Она вспыхнула. Она посмотрела мне в глаза и все поняла.
— Я не расспрашиваю тебя ни о чем, — сказал я. — Пусть все будет так, как есть.
— Нет, я должна тебе сказать все, иначе я не смогу… Понимаешь, жить с таким грузом на сердце просто невозможно. Ты же ведь сам не простишь себе то, что не узнал правду. Будешь постоянно об этом помнить…
— Чушь собачья, — усмехнулся я.
— Нет, не чушь. Хорошая скамейка — это та, на которую ты сядешь и не занозишь свою задницу. Это мне однажды подполковник Харевич сказал. Вот и я хочу, чтобы ни одна заноза не осталась в твоем теле, понимаешь?
Она смотрела мне в глаза, и я видел, насколько ей тяжело даются ее слова. Ее душа буквально разрывалась на части.
Я пожал плечами.
— Ну, говори, коль надо, — как можно равнодушнее сказал я.
— Ты правда этого хочешь? Правда? — схватив меня за грудки, спросила она. — Но ведь после этого все будет уже по-другому — слышишь? — по-другому!.. Ты будешь ненавидеть меня. Впрочем, это неважно. Главное, я должна сказать правду. Я люблю тебя, а любимых не обманывают…
Она отпрянула от меня и отвернулась.
— Так вот, слушай, Митенька, с какой ты сволочью имеешь дело… — Услышав такое заявление, я попытался остановить ее, но она продолжала: — Помнишь, я говорила, что у меня был парень? Тот, первый мой мужчина… Это он и был. Я говорю о том молодом мужчине, с которым ты меня встретил в Москве. Тогда решался вопрос, быть или не быть мне в армии. Врачи и слышать не хотели о моем возвращении. И тогда я вспомнила об Эдике… Его папа занимает важный пост в Генеральном штабе. Эдик заявил, что он поможет мне, если я стану его женой. Я сказала, что согласна. И он мне помог. Но прежде мы сходили в загс.

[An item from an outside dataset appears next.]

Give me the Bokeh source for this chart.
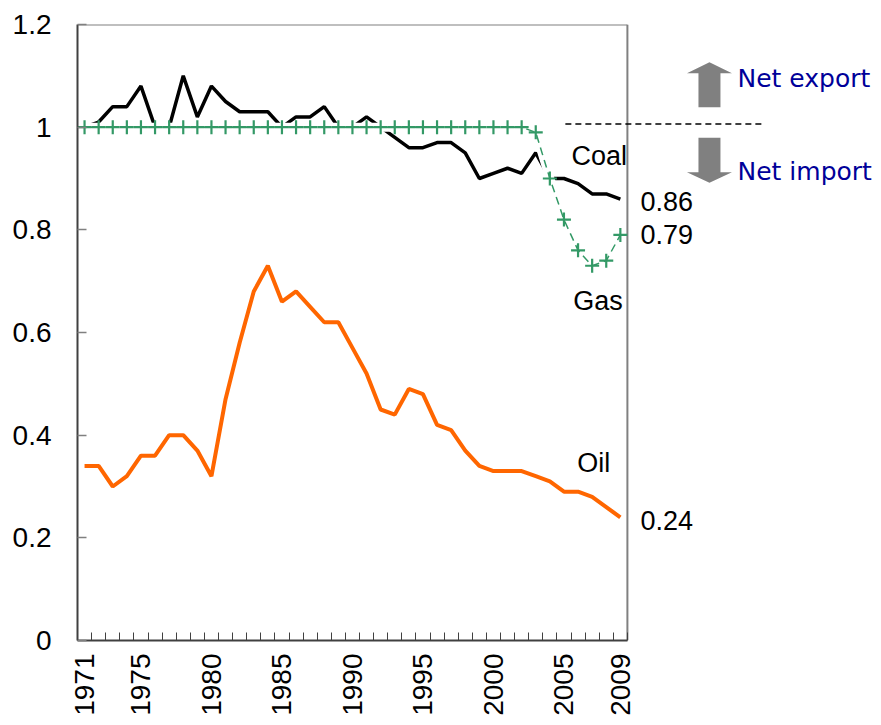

У меня потемнело в глазах. Я хотел что-то сказать ей, но не смог. Я стоял и обалдело смотрел на нее. — Да, милый, вот так оно все и произошло.
Когда я пришел в себя, я сказал:
— Так ты, выходит, чужая жена? Выходит, этой ночью я просто-напросто откусил кусочек от чужого счастья?
Она в отчаянии замотала головой.
— Нет, не говори так! — воскликнула она. — Я уехала сюда, чтобы больше не вернуться к нему.
— Но возвращаться придется — война не будет длиться вечно, — сказал я.
— Я не вернусь…
Меня что-то насторожило в этих ее словах, и я буркнул:
— Нельзя уезжать на войну и не думать о возвращении. Это противоестественно.